2) Most of the more detailled "skins" nowadays are different 3D models that can be mapped to the same rig and use the same animations as the original 3D model (which in turn means the proportions have to match more or less, which of course is also a necessity for gameplay reasons).
If you can share rigs and animations between models you can save a ton of time, and you can go a step further and create modular models (which is how some character designers work, apart from morph targets / blend shape / shape key systems that actually morph the mesh between different end states).
Most of the time NPCs in crowds are much simpler 3D models than NPCs you find standing around on their own, which again are simpler than important story NPCs, which will never be of the sam quality as your Player characters. Just look at different characters in your favorite RPG and see how much less gubbinz an unimportant NPC often has on the model compared to Geralt or whoever your Player character is... which makes sense storywise of course, but is also simplyfing modelling and animating that NPC compared to your player character.
Mostly the illusion is making clever use of the limited resources you can spend on your NPCs... and if we are talking about AAA games, even limited resources for that game being a ton of money :)
3) Not the most knowledgeable person when it comes to animation retargetting, but AFAIK that is the term you are looking for. You are trying to retarget an animation to a different skeleton.
4) Hyperrealism is Hyperexpensive... and we are talking about tens of millions of USD here, not just some grands. But sure, go for it.
Mocap is a good solution to achieve the same result a more skilled animator could do by hand. It can also be a faster way of achieving the same results given your Mocap setup is good, and everyone is well trained in it. Just be aware that most low cost mocap alternatives are... suboptimal, to say the least.
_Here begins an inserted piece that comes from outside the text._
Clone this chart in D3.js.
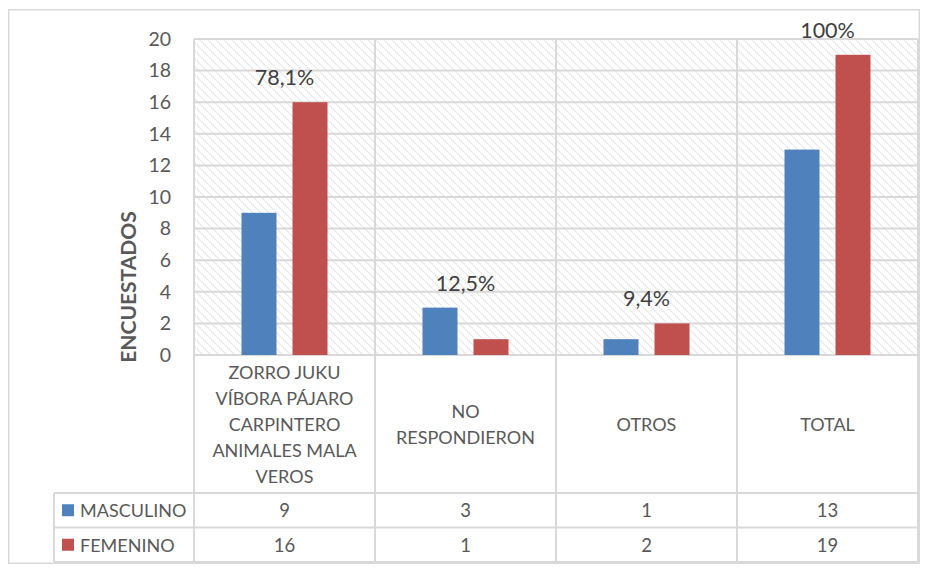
<!DOCTYPE html>
<html><head><meta charset="utf-8">
<script src="https://cdn.jsdelivr.net/npm/d3@7"></script>
<style>body{margin:0;background:#fff}svg{display:block;font-family:Lato,"Open Sans",sans-serif}</style>
</head><body><svg id="c" width="933" height="571"></svg>
<script>
// ---- data ----
const categories = [
  ["ZORRO JUKU","VÍBORA PÁJARO","CARPINTERO","ANIMALES MALA","VEROS"],
  ["NO","RESPONDIERON"],
  ["OTROS"],
  ["TOTAL"]
];
const seriesNames = ["MASCULINO","FEMENINO"];
const masculino = [9,3,1,13];
const femenino = [16,1,2,19];
const percentLabels = ["78,1%","12,5%","9,4%","100%"];
const yTicks = [0,2,4,6,8,10,12,14,16,18,20];
const yTitle = "ENCUESTADOS";
const seriesColors = ["#4f81bd","#c0504d"];

// ---- layout ----
const svg = d3.select("#c");
const plot = {left:194, right:918, top:39, bottom:355};
const tableTop = 493, rowH = 34.5, legendLeft = 54;
const tableBottom = tableTop + 2*rowH;
const grid = "#d9d9d9", textCol = "#595959";

const series = [masculino, femenino];
const x0 = d3.scaleBand().domain(d3.range(categories.length)).range([plot.left, plot.right]).padding(0);
const bw = x0.bandwidth();
const x1 = d3.scaleBand().domain(d3.range(seriesNames.length))
  .range([bw/2 - bw*0.2376, bw/2 + bw*0.2376]).paddingInner(0.314).paddingOuter(0);
const y = d3.scaleLinear().domain([0,20]).range([plot.bottom, plot.top]);

// pattern
const defs = svg.append("defs");
const pat = defs.append("pattern").attr("id","hatch").attr("patternUnits","userSpaceOnUse")
  .attr("width",8).attr("height",8);
pat.append("rect").attr("width",8).attr("height",8).attr("fill","#fff");
pat.append("path").attr("d","M-2,-2L10,10M-2,6L2,10M6,-2L10,2")
  .attr("stroke","#dadada").attr("stroke-width",1.2).attr("stroke-dasharray","1.4,1");

// outer border
svg.append("rect").attr("x",8.75).attr("y",9.75).attr("width",910.5).attr("height",553.5)
  .attr("fill","none").attr("stroke",grid).attr("stroke-width",1.5);

// plot background
svg.append("rect").attr("x",plot.left).attr("y",plot.top)
  .attr("width",plot.right-plot.left).attr("height",plot.bottom-plot.top).attr("fill","url(#hatch)");

// horizontal gridlines
svg.append("g").selectAll("line").data(yTicks).join("line")
  .attr("x1",plot.left).attr("x2",plot.right)
  .attr("y1",d=>y(d)).attr("y2",d=>y(d))
  .attr("stroke",grid).attr("stroke-width",2);

// vertical lines (category separators / table borders)
const xs = d3.range(categories.length).map(i=>x0(i)).concat([plot.right]);
svg.append("g").selectAll("line").data(xs).join("line")
  .attr("x1",d=>d).attr("x2",d=>d).attr("y1",plot.top).attr("y2",tableBottom)
  .attr("stroke",grid).attr("stroke-width",2);

// table horizontal lines
svg.append("g").selectAll("line").data([tableTop, tableTop+rowH, tableBottom]).join("line")
  .attr("x1",legendLeft).attr("x2",plot.right).attr("y1",d=>d).attr("y2",d=>d)
  .attr("stroke",grid).attr("stroke-width",2);
svg.append("line").attr("x1",legendLeft).attr("x2",legendLeft).attr("y1",tableTop).attr("y2",tableBottom)
  .attr("stroke",grid).attr("stroke-width",2);

// bars
const gCat = svg.append("g").selectAll("g").data(d3.range(categories.length)).join("g")
  .attr("transform",i=>`translate(${x0(i)},0)`);
gCat.selectAll("rect").data(i=>series.map((s,k)=>({k, v:s[i]}))).join("rect")
  .attr("x",d=>x1(d.k)).attr("width",x1.bandwidth())
  .attr("y",d=>y(d.v)).attr("height",d=>y(0)-y(d.v))
  .attr("fill",d=>seriesColors[d.k]);

// percentage labels
gCat.append("text")
  .attr("x",bw/2)
  .attr("y",i=>y(Math.max(masculino[i],femenino[i])) - 25)
  .attr("text-anchor","middle").attr("dominant-baseline","central")
  .attr("font-size",21.5).attr("fill","#404040")
  .text(i=>percentLabels[i]);

// y axis labels
const ax = svg.append("g").attr("transform",`translate(${plot.left},0)`)
  .call(d3.axisLeft(y).tickValues(yTicks).tickSize(0).tickPadding(23).tickFormat(d3.format("d")));
ax.select(".domain").remove();
ax.selectAll("text").attr("font-size",19.5).attr("fill",textCol).attr("font-family","Lato,sans-serif");

// y title
svg.append("text").attr("transform","translate(127,287) rotate(-90)")
  .attr("text-anchor","middle").attr("dominant-baseline","central")
  .attr("font-size",21).attr("font-weight","bold").attr("fill",textCol).text(yTitle);

// category labels
const lineH = 25.8, catCenter = 424;
gCat.append("text").attr("text-anchor","middle").attr("font-size",18).attr("fill",textCol)
  .each(function(i){
    const lines = categories[i];
    const t = d3.select(this);
    lines.forEach((l,j)=>{
      t.append("tspan").attr("x",bw/2)
        .attr("y",catCenter + (j-(lines.length-1)/2)*lineH)
        .attr("dominant-baseline","central").text(l);
    });
  });

// table values
series.forEach((s,k)=>{
  const cy = tableTop + rowH*(k+0.5);
  gCat.append("text").attr("x",bw/2).attr("y",cy)
    .attr("text-anchor","middle").attr("dominant-baseline","central")
    .attr("font-size",18.5).attr("fill",textCol).text(i=>s[i]);
  svg.append("rect").attr("x",62).attr("y",cy-6).attr("width",12).attr("height",12).attr("fill",seriesColors[k]);
  svg.append("text").attr("x",80).attr("y",cy).attr("dominant-baseline","central")
    .attr("font-size",18).attr("fill",textCol).text(seriesNames[k]);
});
</script></body></html>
The like of iPi and similar systems working with multiple cameras can be a bitch to setup, need a lot of room, and can need a lot of postprocessing or reshooting as the result often is riddled with noise.
I have seen a very promising low cost setup using accelerometers and I guess bluetooth units strapped to the limbs to capture the data. Created by some chinese company, sold for <5000$, it was showing promising results for a reasonable cost.
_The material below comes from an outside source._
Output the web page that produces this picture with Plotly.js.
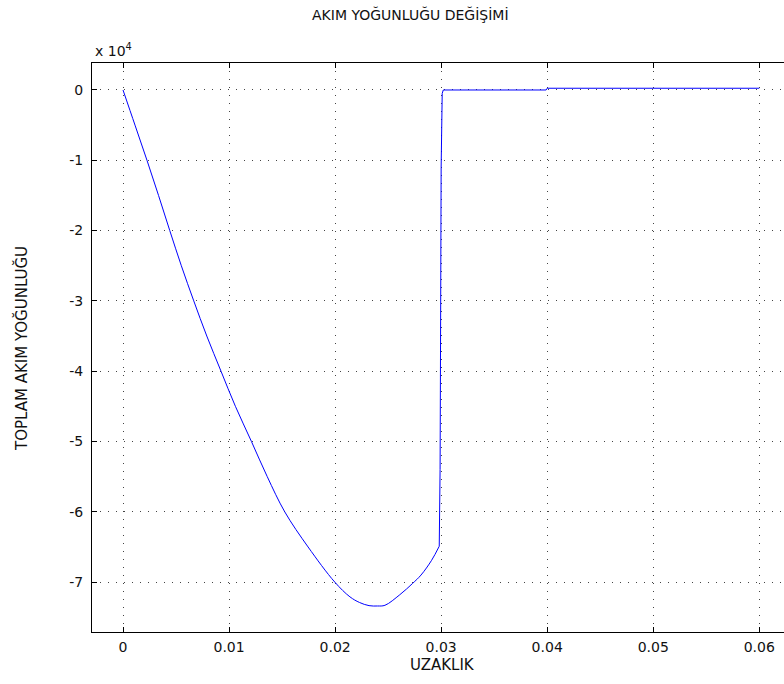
<!DOCTYPE html>
<html>
<head>
<meta charset="utf-8">
<script src="https://cdn.plot.ly/plotly-3.0.1.min.js"></script>
<style>
html,body{margin:0;padding:0;overflow:hidden;background:#fff;}
#chart{width:800px;height:684px;}
</style>
</head>
<body>
<div id="chart"></div>
<script>
// Distance values (UZAKLIK)
const xData = [0, 0.00113, 0.00226, 0.00335, 0.00441, 0.0055, 0.00667, 0.0079, 0.00924, 0.0106, 0.01211,
  0.0136, 0.01525, 0.01745, 0.01997, 0.0214, 0.0223, 0.0232, 0.0240, 0.0247, 0.0261, 0.0273, 0.0281,
  0.0291, 0.02982, 0.0299, 0.02995, 0.0300, 0.0301, 0.0302, 0.0399, 0.0400, 0.0600];
// Total current density (TOPLAM AKIM YOĞUNLUĞU)
const yData = [0, -5000, -10000, -15000, -20000, -25000, -30000, -35000, -40000, -45000, -50000,
  -55000, -60000, -65000, -70000, -72100, -72900, -73350, -73400, -73300, -71800, -70200, -69000,
  -66900, -64900, -54000, -33000, -11000, -500, 0, 0, 250, 250];
// index where the smooth curve ends and the jump begins
const curveEnd = 24;

const xTicks = [0, 0.01, 0.02, 0.03, 0.04, 0.05, 0.06];
const xTickLabels = ['0', '0.01', '0.02', '0.03', '0.04', '0.05', '0.06'];
const yTicks = [0, -10000, -20000, -30000, -40000, -50000, -60000, -70000];
const yTickLabels = ['0', '-1', '-2', '-3', '-4', '-5', '-6', '-7'];

const chartTitle = 'AKIM YOĞUNLUĞU DEĞİŞİMİ';
const xTitle = 'UZAKLIK';
const yTitle = 'TOPLAM AKIM YOĞUNLUĞU';
const exponentLabel = 'x 10<sup>4</sup>';

const FAM = 'DejaVu Sans, sans-serif';
const tickFont = {family: FAM, size: 14, color: '#111'};
const titleFont = {family: FAM, size: 14, color: '#111'};
const labelFont = {family: FAM, size: 15, color: '#111'};

const axisCommon = {
  showline: true, linecolor: '#000', linewidth: 1, mirror: 'ticks',
  ticks: 'inside', ticklen: 5, tickcolor: '#000', tickwidth: 1,
  showgrid: true, gridcolor: '#444', gridwidth: 1, griddash: '1px,7px',
  zeroline: false, tickfont: tickFont, fixedrange: true
};

const W = 800, ML = 92, MR = 0;
const plotW = W - ML - MR;

Plotly.newPlot('chart', [
  {
    x: xData.slice(0, curveEnd + 1), y: yData.slice(0, curveEnd + 1), type: 'scatter', mode: 'lines',
    line: {color: '#0000ff', width: 1, shape: 'spline', smoothing: 1}, hoverinfo: 'skip'
  },
  {
    x: xData.slice(curveEnd), y: yData.slice(curveEnd), type: 'scatter', mode: 'lines',
    line: {color: '#0000ff', width: 1}, hoverinfo: 'skip'
  }
], {
  width: W, height: 684,
  margin: {l: ML, r: MR, t: 63, b: 52},
  paper_bgcolor: '#fff', plot_bgcolor: '#fff',
  showlegend: false,
  font: tickFont,
  xaxis: Object.assign({}, axisCommon, {
    range: [-0.002925, 0.06384], tickmode: 'array', tickvals: xTicks, ticktext: xTickLabels,
    ticklabelstandoff: 2
  }),
  yaxis: Object.assign({}, axisCommon, {
    range: [-77100, 3840], tickmode: 'array', tickvals: yTicks, ticktext: yTickLabels,
    ticklabelstandoff: 5
  }),
  annotations: [
    {text: chartTitle, xref: 'paper', yref: 'paper', x: (410 - ML) / plotW, y: 1 + (63 - 14) / 569,
     xanchor: 'center', yanchor: 'middle', showarrow: false, font: titleFont},
    {text: xTitle, xref: 'paper', yref: 'paper', x: (442 - ML) / plotW, y: -(665 - 632) / 569,
     xanchor: 'center', yanchor: 'middle', showarrow: false, font: labelFont},
    {text: yTitle, xref: 'paper', yref: 'paper', x: (22 - ML) / plotW, y: (632 - 349) / 569, textangle: -90,
     xanchor: 'center', yanchor: 'middle', showarrow: false, font: labelFont},
    {text: exponentLabel, xref: 'paper', yref: 'paper', x: (93 - ML) / plotW, y: 1 + (63 - 50) / 569,
     xanchor: 'left', yanchor: 'middle', showarrow: false, font: titleFont}
  ]
}, {staticPlot: true});
</script>
</body>
</html>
But before pondering about that, you need a good rig. And if we are talking about Hyperrealism, you will spend quite some time setting up that rig. After all, what good is the best animation if the Knee is bending at the wrong place, or the model is not deformed right with blend shapes / shape keys when a joint is bent (shape keys are often employed to work around the limitations of simple weight painted deformation of a skinned mesh)? What good is it when the clothing is not also animated nicely (often just slapping a cloth physics setup on it will give you suboptimal results or costs too much performance), of the face looks like a death mask because no matter how many bones you throw in there, you will not get realistic results without shape keys and wrinkle maps?
Another thing is that some animations just cannot be done with mocap. When your hero needs to be larger than life, you will either struggle to find an actor that can stretch its limbs enough or do all the backflips and trickery, or you will need to do a lot of manual retouching after mocap anyway.
So learning to animat models the manual way IMO is not a bad idea before getting your feet wet with mocap.
5) Depends on your timeframe. In the usual 2-4 year timeframe, with a single dev? Not much if you are aiming for AAA visuals and scope. Especially not when also working a day job or part time (which, unless you already have some games that rake in a lot of money, or live in your parents basement, is a necessity for most devs, even the ones that want to pay their bills from their game development), and not being an industry veteran with many years of expierience.
My recommendation would be to get your feet wet, learn the tools of the trade while also getting a reality check as to how long some things take, while working on very, very small projects if you need that to motivate you.
You can always tackle a much bigger project some years down the line when you know what you can achieve in what time, and are ready to spend 5-10 years of your life on a slightly larger project (that is still far away from AAA quality), or are ready to go out and find a team to join (just be aware that its hard to find people working on YOUR ideas for free), or spend some of your money on external help (which, given you have enough cash you can burn is the best idea probably... just make sure you are ready to loose all that money, game development seldom is giving you a nice RoI unless you can spend big or spend wisely)
EDIT: oh, about the ZBrush alternative I was talking about. I am using 3D Coat mostly, which CAN be just as usable as ZBrush as a sculpting tool, while being much better as a painting and retopo tool and costing half as much as ZBrush.
ZBrush does outdo it in some areas in sculpting (mostly some specialist Brushes which can speed up your work if you have learned how to use them), and doesn't need a beefy GPU to run as most things are running on the CPU while 3D Coat pushes a lot of things to the GPU, but in turn you get a dated, obscure UI in ZBrush that will give you nightmares if you do not use ZBrush every day, whereas 3D Coat has a more friendly, more intuitive UI.
I ended up spending on a license for both of them, but tend to use 3D Coat over ZBrush most of the time unless its something where the speedup by a specific ZBrush Brush is making up for the headache of getting into the ZBrush UI again. Which to date is mostly sculpting rocky surfaces from scratch. That "adaptive trim" brush in ZBrush is just a godsend for that.